Canal + refait l’actualité avec un reportage coup-de-poing sur le sexisme dans le sport avec un titre provocateur : « Je ne suis pas une salope, je suis journaliste ». Un documentaire qui vaut le déplacement et mérite d’être vu en replay par tous les abonnés Canal. Le milieu du journalisme sportif en prend plein les gencives…
Je ne suis pas grand amateur de sports, et avoue être passé à côté de la vague médiatique soulevée par une journaliste de France Télévision, Clementine Sarlat. Cette femme, après être partie en province et avoir changé de vie, a jeté un pavé dans la mare en dénonçant les harcèlements sexuels et professionnels que subissent les journalistes femmes du monde du sport. Son témoignage avait marqué les esprits. Quelque temps après, sa collègue de Canal+ Marie Portolano ose reprendre le flambeau avec ce reportage-brûlot qui décortique la chose, images et preuves à l’appui. C’est saisissant !…
Comment ne pas être consterné par la brutalité, le sexisme, les allusions graveleuses, le harcèlement sous de multiples formes que subissent ces jeunes femmes dont le seul tort est de s’intéresser et de vouloir jouer un rôle dans l’analyse de « sports masculins », le football en premier lieu, mais aussi le rugby, le tennis, l’athlétisme ?… On savait que les internautes peuvent être expéditifs, méchants et totalement misogynes, on le mesure chaque jour sur les réseaux sociaux. Mais c’est déstabilisant de voir que la lutte est aussi très chaude au sein des rédactions, où ces femmes doivent lutter pied à pied contre leurs collègues hommes pour défendre leur légitimité à commenter ces sports.
Le reportage, très bien construit, apporte une multitude d’exemples et de témoignages qui laissent le spectateur bouche bée. Thierry Rolland, maintenant décédé, mais aussi Pierre Menes ( dans un extrait coupé au montage, mais facilement retrouvable sur la toile ) donnent des exemples de mufleries qui sidèrent même le spectateur le plus indulgent. Ces femmes souvent jolies qui défilent dans des interviews très sensiblement menées, sont soumises à une pression permanente pour, au mieux, les décourager et, au pire, les forcer à « passer à la casserole ». Quand ce ne sont pas des insultes vulgaires émises à flot continu par des clubs de supporters qui ne supportent pas la moindre approximation de ces chroniqueuses en talons hauts.

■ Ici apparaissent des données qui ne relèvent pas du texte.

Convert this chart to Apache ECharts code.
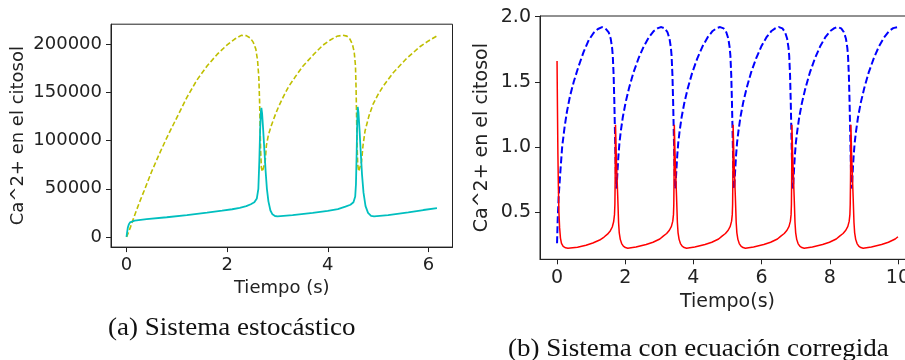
<!DOCTYPE html>
<html>
<head>
<meta charset="utf-8">
<script src="https://cdn.jsdelivr.net/npm/echarts@6/dist/echarts.min.js"></script>
<style>html,body{margin:0;padding:0;background:#fff}#c{width:905px;height:360px}</style>
</head>
<body>
<div id="c"></div>
<script>
// ---- Panel (a): stochastic system ----
const ticksA_x = [0, 2, 4, 6];
const ticksA_y = [0, 50000, 100000, 150000, 200000];
const yellowA = [[0,0],[0.04,5000],[0.08,10500],[0.15,21000],[0.25,35000],[0.35,48000],[0.5,68000],[0.65,86000],[0.8,103000],[1.0,124000],[1.2,145000],[1.4,163000],[1.6,177500],[1.8,189500],[2.0,199500],[2.15,205500],[2.28,209300],[2.38,209000],[2.46,206500],[2.52,202000],[2.57,195000],[2.605,183000],[2.63,165000],[2.645,140000],[2.655,115000],[2.665,90000],[2.68,72000],[2.7,67800],[2.73,68500],[2.755,78000],[2.78,95000],[2.82,106000],[2.88,116000],[2.95,126000],[3.02,135000],[3.12,146000],[3.22,156000],[3.35,166000],[3.5,177000],[3.71,189000],[3.9,199000],[4.05,204500],[4.18,208300],[4.3,209500],[4.38,208500],[4.44,205500],[4.49,200000],[4.525,192000],[4.55,178000],[4.562,155000],[4.572,125000],[4.582,95000],[4.595,75000],[4.615,68000],[4.645,69500],[4.67,78000],[4.7,95000],[4.74,110000],[4.82,126000],[4.9,138000],[5.0,148000],[5.1,156500],[5.3,170500],[5.56,185000],[5.83,197500],[6.0,203500],[6.17,208800]];
const cyanA = [[0,0],[0.01,4000],[0.025,9500],[0.045,13000],[0.07,15200],[0.1,16300],[0.16,17000],[0.4,18500],[0.8,20500],[1.2,22800],[1.6,25200],[1.9,27300],[2.1,28800],[2.25,30300],[2.38,32000],[2.47,34000],[2.54,36000],[2.59,40000],[2.62,50000],[2.64,80000],[2.655,110000],[2.67,130000],[2.68,134000],[2.695,128000],[2.715,112000],[2.74,90000],[2.765,68000],[2.79,50000],[2.82,37000],[2.86,27500],[2.9,23500],[2.95,21800],[3.0,21500],[3.3,22800],[3.7,25000],[4.0,27000],[4.2,29000],[4.35,31500],[4.45,33500],[4.51,36000],[4.545,42000],[4.56,55000],[4.575,90000],[4.585,120000],[4.595,135000],[4.61,129000],[4.63,112000],[4.655,88000],[4.68,65000],[4.71,46000],[4.75,32000],[4.8,25000],[4.86,22000],[4.92,21500],[5.2,22800],[5.6,25500],[5.9,28000],[6.17,30000]];

// ---- Panel (b): corrected equation ----
const ticksB_x = [0, 2, 4, 6, 8, 10];
const ticksB_y = [0.5, 1.0, 1.5, 2.0];
const redB = [[0,1.66],[0.012,1.3],[0.025,0.95],[0.04,0.68],[0.055,0.5],[0.075,0.38],[0.1,0.3],[0.13,0.26],[0.18,0.236],[0.25,0.225],[0.32,0.222],[0.6,0.23],[0.85,0.245],[1.05,0.262],[1.25,0.285],[1.38,0.308],[1.48,0.33],[1.56,0.355],[1.62,0.385],[1.66,0.425],[1.685,0.48],[1.697,0.56],[1.705,0.75],[1.71,0.95],[1.715,1.17],
[1.735,0.95],[1.755,0.8],[1.78,0.62],[1.805,0.42],[1.825,0.34],[1.855,0.29],[1.895,0.258],[1.945,0.238],[2.005,0.227],[2.075,0.222],[2.315,0.232],[2.615,0.25],[2.815,0.268],[3.015,0.293],[3.115,0.315],[3.215,0.335],[3.295,0.36],[3.355,0.39],[3.395,0.43],[3.415,0.48],[3.425,0.56],[3.432,0.75],[3.436,0.95],[3.44,1.17],
[3.46,0.95],[3.48,0.8],[3.505,0.62],[3.53,0.42],[3.55,0.34],[3.58,0.29],[3.62,0.258],[3.67,0.238],[3.73,0.227],[3.80,0.222],[4.04,0.232],[4.34,0.25],[4.54,0.268],[4.74,0.293],[4.84,0.315],[4.94,0.335],[5.02,0.36],[5.08,0.39],[5.12,0.43],[5.14,0.48],[5.15,0.56],[5.157,0.75],[5.161,0.95],[5.165,1.17],
[5.185,0.95],[5.205,0.8],[5.23,0.62],[5.255,0.42],[5.275,0.34],[5.305,0.29],[5.345,0.258],[5.395,0.238],[5.455,0.227],[5.525,0.222],[5.765,0.232],[6.065,0.25],[6.265,0.268],[6.465,0.293],[6.565,0.315],[6.665,0.335],[6.745,0.36],[6.805,0.39],[6.845,0.43],[6.865,0.48],[6.875,0.56],[6.882,0.75],[6.886,0.95],[6.89,1.17],
[6.91,0.95],[6.93,0.8],[6.955,0.62],[6.98,0.42],[7.0,0.34],[7.03,0.29],[7.07,0.258],[7.12,0.238],[7.18,0.227],[7.25,0.222],[7.49,0.232],[7.79,0.25],[7.99,0.268],[8.19,0.293],[8.29,0.315],[8.39,0.335],[8.47,0.36],[8.53,0.39],[8.57,0.43],[8.59,0.48],[8.60,0.56],[8.609,0.75],[8.615,0.95],[8.62,1.17],
[8.64,0.95],[8.66,0.8],[8.685,0.62],[8.71,0.42],[8.73,0.34],[8.76,0.29],[8.80,0.258],[8.85,0.238],[8.91,0.227],[8.98,0.222],[9.22,0.232],[9.52,0.25],[9.72,0.268],[9.92,0.293],[10.0,0.31]];
const blueB = [[0,0.26],[0.02,0.45],[0.05,0.63],[0.1,0.82],[0.15,1.0],[0.22,1.15],[0.29,1.27],[0.38,1.39],[0.49,1.5],[0.62,1.61],[0.78,1.73],[0.93,1.82],[1.07,1.875],[1.2,1.905],[1.32,1.92],[1.42,1.91],[1.515,1.88],[1.575,1.83],[1.615,1.76],[1.635,1.7],[1.66,1.55],[1.68,1.35],[1.70,1.1],[1.715,0.9],[1.727,0.76],[1.74,0.68],
[1.755,0.72],[1.775,0.82],[1.80,0.93],[1.83,1.03],[1.87,1.12],[1.93,1.23],[2.01,1.34],[2.11,1.45],[2.24,1.57],[2.39,1.68],[2.54,1.77],[2.69,1.84],[2.84,1.89],[2.96,1.912],[3.06,1.92],[3.16,1.91],[3.24,1.88],[3.30,1.83],[3.34,1.76],[3.36,1.7],[3.385,1.55],[3.405,1.35],[3.425,1.1],[3.44,0.9],[3.452,0.76],[3.465,0.68],
[3.48,0.72],[3.50,0.82],[3.525,0.93],[3.555,1.03],[3.595,1.12],[3.655,1.23],[3.735,1.34],[3.835,1.45],[3.965,1.57],[4.115,1.68],[4.265,1.77],[4.415,1.84],[4.565,1.89],[4.685,1.912],[4.785,1.92],[4.885,1.91],[4.965,1.88],[5.025,1.83],[5.065,1.76],[5.085,1.7],[5.11,1.55],[5.13,1.35],[5.15,1.1],[5.165,0.9],[5.177,0.76],[5.19,0.68],
[5.205,0.72],[5.225,0.82],[5.25,0.93],[5.28,1.03],[5.32,1.12],[5.38,1.23],[5.46,1.34],[5.56,1.45],[5.69,1.57],[5.84,1.68],[5.99,1.77],[6.14,1.84],[6.29,1.89],[6.41,1.912],[6.51,1.92],[6.61,1.91],[6.69,1.88],[6.75,1.83],[6.79,1.76],[6.81,1.7],[6.835,1.55],[6.855,1.35],[6.875,1.1],[6.89,0.9],[6.902,0.76],[6.915,0.68],
[6.93,0.72],[6.95,0.82],[6.975,0.93],[7.005,1.03],[7.045,1.12],[7.105,1.23],[7.185,1.34],[7.285,1.45],[7.415,1.57],[7.565,1.68],[7.715,1.77],[7.865,1.84],[8.015,1.89],[8.135,1.912],[8.235,1.92],[8.335,1.91],[8.415,1.88],[8.475,1.83],[8.515,1.76],[8.535,1.7],[8.56,1.55],[8.58,1.35],[8.60,1.1],[8.615,0.9],[8.627,0.76],[8.64,0.68],
[8.655,0.72],[8.675,0.82],[8.70,0.93],[8.73,1.03],[8.77,1.12],[8.83,1.23],[8.91,1.34],[9.01,1.45],[9.14,1.57],[9.29,1.68],[9.44,1.77],[9.59,1.84],[9.74,1.89],[9.86,1.912],[10.0,1.92]];

const captionA = '(a) Sistema estocástico';
const captionB = '(b) Sistema con ecuación corregida';

const FONT = '"DejaVu Sans", sans-serif';
const TXT = '#222';

function xAxisOf(grid, min, max, ticks, name, nameGap, fs, fmt) {
  return {
    type: 'value', gridIndex: grid, min: min, max: max,
    name: name, nameLocation: 'middle', nameGap: nameGap,
    nameTextStyle: { color: TXT, fontFamily: FONT, fontSize: fs },
    axisLine: { show: true, onZero: false, lineStyle: { color: TXT, width: 1 } },
    axisTick: { show: true, length: 5, lineStyle: { color: TXT, width: 1 }, customValues: ticks },
    splitLine: { show: false },
    axisLabel: { show: true, customValues: ticks, color: TXT, fontFamily: FONT, fontSize: fs, margin: 9, formatter: fmt, hideOverlap: false }
  };
}
function yAxisOf(grid, min, max, ticks, name, nameGap, fs, fmt) {
  const a = xAxisOf(grid, min, max, ticks, name, nameGap, fs, fmt);
  a.nameRotate = 90;
  return a;
}

const chart = echarts.init(document.getElementById('c'), null, { renderer: 'canvas' });
chart.setOption({
  animation: false,
  backgroundColor: '#fff',
  textStyle: { fontFamily: FONT, fontSize: 18, color: TXT },
  grid: [
    { left: 111, top: 24.2, width: 341.5, height: 222.9, show: true, borderColor: TXT, borderWidth: 1,
      backgroundColor: 'transparent', containLabel: false, outerBoundsMode: 'none' },
    { left: 540, top: 16, width: 375, height: 243.3, show: true, borderColor: TXT, borderWidth: 1,
      backgroundColor: 'transparent', containLabel: false, outerBoundsMode: 'none' }
  ],
  xAxis: [
    xAxisOf(0, -0.3085, 6.4785, ticksA_x, 'Tiempo (s)', 29, 18, v => String(v)),
    xAxisOf(1, -0.5, 10.5, ticksB_x, 'Tiempo(s)', 30, 19, v => String(v))
  ],
  yAxis: [
    yAxisOf(0, -10500, 220900, ticksA_y, 'Ca^2+ en el citosol', 84, 18, v => String(v)),
    yAxisOf(1, 0.137, 2.005, ticksB_y, 'Ca^2+ en el citosol', 48, 19, v => v.toFixed(1))
  ],
  series: [
    { type: 'line', xAxisIndex: 0, yAxisIndex: 0, data: yellowA, showSymbol: false, symbol: 'none',
      lineStyle: { color: '#bfbf00', width: 1.6, type: [5, 2.5] }, z: 2 },
    { type: 'line', xAxisIndex: 0, yAxisIndex: 0, data: cyanA, showSymbol: false, symbol: 'none',
      lineStyle: { color: '#00bfbf', width: 1.8 }, z: 3 },
    { type: 'line', xAxisIndex: 1, yAxisIndex: 1, data: blueB, showSymbol: false, symbol: 'none',
      lineStyle: { color: '#0000ff', width: 2, type: [7, 3] }, z: 2 },
    { type: 'line', xAxisIndex: 1, yAxisIndex: 1, data: redB, showSymbol: false, symbol: 'none',
      lineStyle: { color: '#ff0000', width: 1.5 }, z: 3 }
  ],
  graphic: [
    { type: 'text', x: 108, y: 328, scaleX: 1.08,
      style: { text: captionA, font: '25px "Liberation Serif", serif', fill: '#111', textVerticalAlign: 'middle', verticalAlign: 'middle' } },
    { type: 'text', x: 508, y: 349, scaleX: 1.08,
      style: { text: captionB, font: '25px "Liberation Serif", serif', fill: '#111', textVerticalAlign: 'middle', verticalAlign: 'middle' } }
  ]
});
</script>
</body>
</html>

Une analyse m’a semblé assez pertinente parmi toutes les tentatives d’explications. Le sport – le foot en particulier – restait, jusqu’à peu, un domaine réservé aux hommes où ils pratiquaient l’entre-soi et les blagues sexistes graveleuses en toute liberté. L’arrivée assez récente des femmes dans cet univers – voulue par quelques passionnées elles-mêmes, et renforcé par les besoins de parité d’une société en mutation – a jeté le trouble. Les quelques candidates tombaient au milieu d’une ruche pleine de testostérone ; elles étaient souvent considérées comme des imposteurs ne devant leur place, bien sûr qu’à des faveurs sexuelles. Potiches, imcompétentes, allumeuses, ces femmes ne sont définies que par leur sexe. D’où une avalanche d’avanies qu’elles ont dû subir pendant plusieurs années…
Le reportage est touchant. Les récits sont souvent émouvants, et on voit à quel point ces femmes ont vécu un enfer. Ces images sont donc hautement salutaires pour provoquer un sursaut et une prise de conscience. Bravo à Marie Portolano d’avoir ouvert le débat sur la place publique. Les femmes ont toute leur place dans le sport télévisuel. La force physique n’est, en aucune façon, une condition nécessaire pour commenter un sport physique. Et la beauté est assurément un plus, mais sûrement pas la raison unique de donner une mixité, de type plante verte, au journalisme sportif de nos chaînes.
Bravo, encore une fois, pour ce reportage qui est d’une grande puissance. Ces témoignages sont nécessaires pour entraîner des changements qui apparaissent déjà dans les jeunes générations. J’espère juste que notre société n’évoluera pas totalement vers le modèle américain de relations totalement neutres entre les sexes. Nous avons besoin d’échanges marquées sous le coin de la séduction, y compris dans le milieu professionnel qui offre de multiples occasions de rencontres. Il serait dommageable à mes yeux que nous perdions notre longue tradition de badinage et de compliments adressées occasionnellement au beau sexe. Le tout est de trouver le juste équilibre. Et de traquer les beaufs qui ont du mal à contraindre leurs hormones. Hélas, ils sont encore nombreux dans certains sports collectifs. Un triste constat, mais les choses changent… C’est heureux, et ce reportage ne peut que jouer en ce sens.